*Source data*:
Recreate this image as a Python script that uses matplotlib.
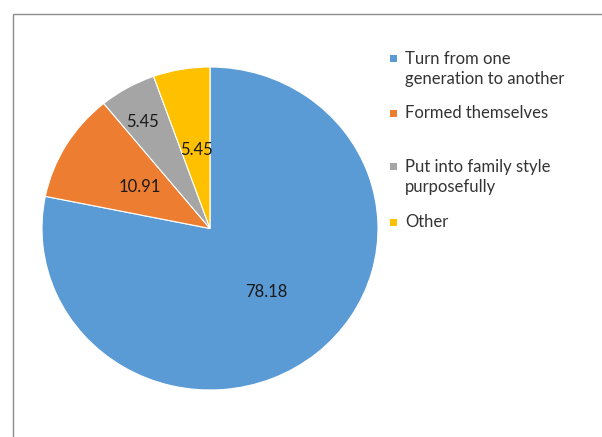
import matplotlib
matplotlib.use("Agg")
import matplotlib.pyplot as plt
from matplotlib.patches import Rectangle

categories = ["Turn from one\ngeneration to another", "Formed themselves",
              "Put into family style\npurposefully", "Other"]
values = [78.18, 10.91, 5.45, 5.45]
colors = ["#5B9BD5", "#ED7D31", "#A5A5A5", "#FFC000"]

# label anchor points (axes data coords) for each slice value
label_pos = [(0.333, -0.391), (-0.417, 0.257), (-0.399, 0.661), (-0.079, 0.486)]
# legend entry vertical centres (pixels from top of figure)
legend_y = [69, 113, 177, 222]

W, H = 602, 437
fig = plt.figure(figsize=(W / 100, H / 100), dpi=100)
fig.patch.set_facecolor("white")

# chart area border (runs off the right and bottom edges)
fig.patches.append(Rectangle((12.5 / W, -0.1), 1.2, (H - 14.5) / H + 0.1,
                             transform=fig.transFigure, fill=False,
                             edgecolor="#8c8c8c", linewidth=1.0))

cx, cy, rx, ry = 210, 228.5, 168, 161.5
ax = fig.add_axes([(cx - rx) / W, (H - cy - ry) / H, 2 * rx / W, 2 * ry / H])
wedges, _ = ax.pie(values, colors=colors, startangle=90, counterclock=False,
                   wedgeprops=dict(edgecolor="white", linewidth=0.8))
ax.set_aspect("auto")
ax.set_xlim(-1, 1)
ax.set_ylim(-1, 1)
ax.axis("off")

font = "Lato"
for v, (x, y) in zip(values, label_pos):
    ax.text(x, y, f"{v:.2f}", ha="center", va="center", fontsize=12,
            family=font, color="#1a1a1a")

# legend
for lab, col, yc in zip(categories, colors, legend_y):
    nlines = lab.count("\n") + 1
    top = yc - (nlines - 1) * 11
    fig.patches.append(Rectangle((390 / W, 1 - (top + 4) / H), 7 / W, 7 / H,
                                 transform=fig.transFigure, facecolor=col,
                                 edgecolor="none"))
    fig.text(405 / W, 1 - yc / H, lab, ha="left", va="center", fontsize=12,
             family=font, color="#333333", linespacing=1.25)

fig.savefig("out.png", dpi=100, facecolor="white")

*Instruction*:
Pictures stay out. Repeat only the lines from the beginning of the data through the line that has "from matplotlib.patches import Rectangle".

*Answer to this exercise*:
Recreate this image as a Python script that uses matplotlib.
import matplotlib
matplotlib.use("Agg")
import matplotlib.pyplot as plt
from matplotlib.patches import Rectangle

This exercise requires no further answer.